Al momento de hablar con ellas, se podía ver la profunda preocupación reflejada en sus rostros. Mi situación no les era desconocida, y su experiencia y comprensión de casos similares las habían convertido en expertas en lidiar con estos momentos críticos. Me escucharon con atención y empatía mientras compartía mis pensamientos y sentimientos más oscuros. Fue entonces cuando mencionaron, con delicadeza, pero firmeza, que era hora de hablar con mi mamá. Era un paso necesario para mi recuperación, pero también uno que me llenaba de miedo.

Después de haber compartido mi angustia durante lo que parecieron una eternidad, una de mis profesoras finalmente rompió el silencio y dijo con un tono suave pero decidido: "Hablaremos con tu mamá por teléfono y la citaremos para mañana para comentarle tu situación.
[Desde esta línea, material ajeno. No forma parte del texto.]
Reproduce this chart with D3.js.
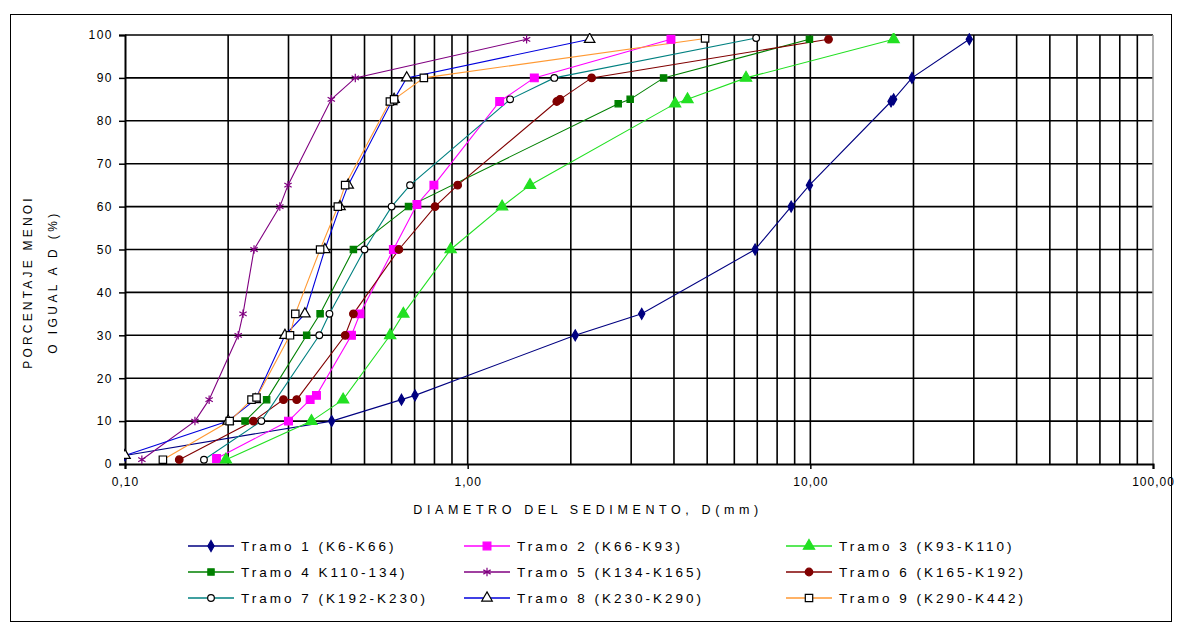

En ese momento, podrás entregarle la carta que preparaste, y estaremos a tu lado para brindarte apoyo durante todo el proceso". Sus palabras resonaron en mi mente, y aunque el miedo aún recorría mis venas, accedí a su ofrecimiento de ayuda. Salí de su oficina con la cabeza llena de pensamientos sobre la posible reacción de mi mamá y me dirigí a mi siguiente clase, que resultó ser una clase de arte muy divertida. La energía creativa del momento me permitió momentáneamente despejar mi mente de las preocupaciones que me agobiaban.

Disfrutaba de la compañía de una de mis profesoras favoritas, y las risas y el entusiasmo compartidos en el aula me brindaron un breve respiro. Sin embargo, el alivio fue efímero, ya que pronto la misma profesora con la que había hablado anteriormente, la que conocía bien mi situación, y la psicóloga del colegio, entraron en el aula y me sacaron de allí. Sus miradas comprensivas y palabras tranquilizadoras me acompañaron mientras caminábamos hacia otro salón. Me repetían innumerables veces una frase que se había convertido en un mantra reconfortante: "Todo va a estar bien". A pesar de sus esfuerzos por tranquilizarme, mi mente seguía llena de confusión y temor, sin entender del todo lo que estaba sucediendo.